**What is required:** Retype the whole listing verbatim and keep the pictures out of it.
··· Supplied material
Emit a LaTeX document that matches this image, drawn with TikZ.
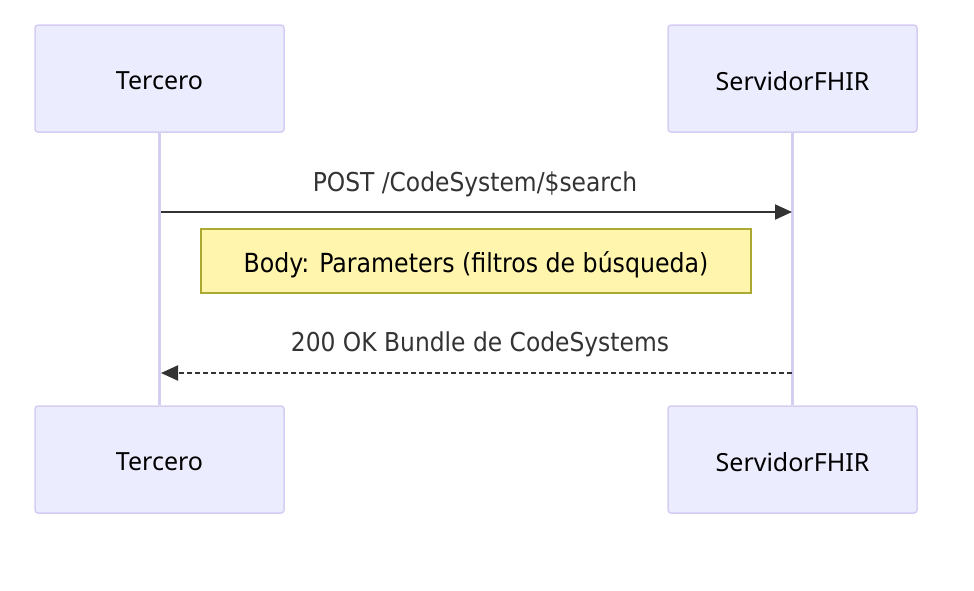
\documentclass[tikz,border=0pt]{standalone}
\usepackage{fontspec}
\setmainfont{Noto Sans}
\newfontfamily\msgfont{DejaVu Sans Condensed}
\usetikzlibrary{arrows.meta}
\definecolor{actfill}{HTML}{ECECFF}
\definecolor{actline}{HTML}{D6CDF3}
\definecolor{msgcol}{HTML}{333333}
\definecolor{notefill}{HTML}{FFF5AD}
\definecolor{noteline}{HTML}{AAAA33}
\tikzset{
  actor/.style={draw=actline, line width=1.5pt, fill=actfill, rounded corners=3pt,
    minimum width=249pt, minimum height=107pt, inner sep=0pt},
  actortext/.style={inner sep=0pt, font=\fontsize{25pt}{28pt}\selectfont, text=black},
  life/.style={draw=actline, line width=2.5pt},
  msg/.style={draw=msgcol, line width=2pt, -{Triangle[length=17pt,width=15pt]}},
  msglabel/.style={font=\msgfont\fontsize{26pt}{30pt}\selectfont, text=msgcol, inner sep=0pt},
  notebox/.style={draw=noteline, line width=1.2pt, fill=notefill,
    minimum width=550pt, minimum height=64pt, inner sep=0pt},
  notetext/.style={inner sep=0pt, font=\msgfont\fontsize{26.3pt}{30pt}\selectfont, text=black}
}
\begin{document}
\begin{tikzpicture}[x=1pt,y=-1pt]
\useasboundingbox (0,0) rectangle (974,590);
\node[actor] (t1) at (159.5,78.5) {};
\node[actor] (s1) at (792.5,78.5) {};
\node[actor] (t2) at (159.5,459.5) {};
\node[actor] (s2) at (792.5,459.5) {};
\node[actortext] (t1t) at ([yshift=-2.5pt]t1.center) {Tercero};
\node[actortext] (s1t) at ([yshift=-2.5pt]s1.center) {ServidorFHIR};
\node[actortext] (t2t) at ([yshift=-2.5pt]t2.center) {Tercero};
\node[actortext] (s2t) at ([yshift=-2.5pt]s2.center) {ServidorFHIR};
\draw[life] (t1.south) -- (t2.north);
\draw[life] (s1.south) -- (s2.north);
\coordinate (a1s) at (161,212);
\coordinate (a1e) at (792,212);
\draw[msg] (a1s) -- (a1e);
\node[msglabel] (l1) at (475,184.5) {POST /CodeSystem/\$search};
\node[notebox] (n1) at (476,261) {};
\node[notetext] (n1t) at ([yshift=-3.5pt]n1.center) {Body: Parameters (filtros de búsqueda)};
\coordinate (a2s) at (792,373);
\coordinate (a2e) at (161,373);
\draw[msg, dash pattern=on 5pt off 3pt] (a2s) -- (a2e);
\node[msglabel] (l2) at (480,344.5) {200 OK Bundle de CodeSystems};
\end{tikzpicture}
\end{document}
······
**Output for this exercise:**
Emit a LaTeX document that matches this image, drawn with TikZ.
\documentclass[tikz,border=0pt]{standalone}
\usepackage{fontspec}
\setmainfont{Noto Sans}
\newfontfamily\msgfont{DejaVu Sans Condensed}
\usetikzlibrary{arrows.meta}
\definecolor{actfill}{HTML}{ECECFF}
\definecolor{actline}{HTML}{D6CDF3}
\definecolor{msgcol}{HTML}{333333}
\definecolor{notefill}{HTML}{FFF5AD}
\definecolor{noteline}{HTML}{AAAA33}
\tikzset{
  actor/.style={draw=actline, line width=1.5pt, fill=actfill, rounded corners=3pt,
    minimum width=249pt, minimum height=107pt, inner sep=0pt},
  actortext/.style={inner sep=0pt, font=\fontsize{25pt}{28pt}\selectfont, text=black},
  life/.style={draw=actline, line width=2.5pt},
  msg/.style={draw=msgcol, line width=2pt, -{Triangle[length=17pt,width=15pt]}},
  msglabel/.style={font=\msgfont\fontsize{26pt}{30pt}\selectfont, text=msgcol, inner sep=0pt},
  notebox/.style={draw=noteline, line width=1.2pt, fill=notefill,
    minimum width=550pt, minimum height=64pt, inner sep=0pt},
  notetext/.style={inner sep=0pt, font=\msgfont\fontsize{26.3pt}{30pt}\selectfont, text=black}
}
\begin{document}
\begin{tikzpicture}[x=1pt,y=-1pt]
\useasboundingbox (0,0) rectangle (974,590);
\node[actor] (t1) at (159.5,78.5) {};
\node[actor] (s1) at (792.5,78.5) {};
\node[actor] (t2) at (159.5,459.5) {};
\node[actor] (s2) at (792.5,459.5) {};
\node[actortext] (t1t) at ([yshift=-2.5pt]t1.center) {Tercero};
\node[actortext] (s1t) at ([yshift=-2.5pt]s1.center) {ServidorFHIR};
\node[actortext] (t2t) at ([yshift=-2.5pt]t2.center) {Tercero};
\node[actortext] (s2t) at ([yshift=-2.5pt]s2.center) {ServidorFHIR};
\draw[life] (t1.south) -- (t2.north);
\draw[life] (s1.south) -- (s2.north);
\coordinate (a1s) at (161,212);
\coordinate (a1e) at (792,212);
\draw[msg] (a1s) -- (a1e);
\node[msglabel] (l1) at (475,184.5) {POST /CodeSystem/\$search};
\node[notebox] (n1) at (476,261) {};
\node[notetext] (n1t) at ([yshift=-3.5pt]n1.center) {Body: Parameters (filtros de búsqueda)};
\coordinate (a2s) at (792,373);
\coordinate (a2e) at (161,373);
\draw[msg, dash pattern=on 5pt off 3pt] (a2s) -- (a2e);
\node[msglabel] (l2) at (480,344.5) {200 OK Bundle de CodeSystems};
\end{tikzpicture}
\end{document}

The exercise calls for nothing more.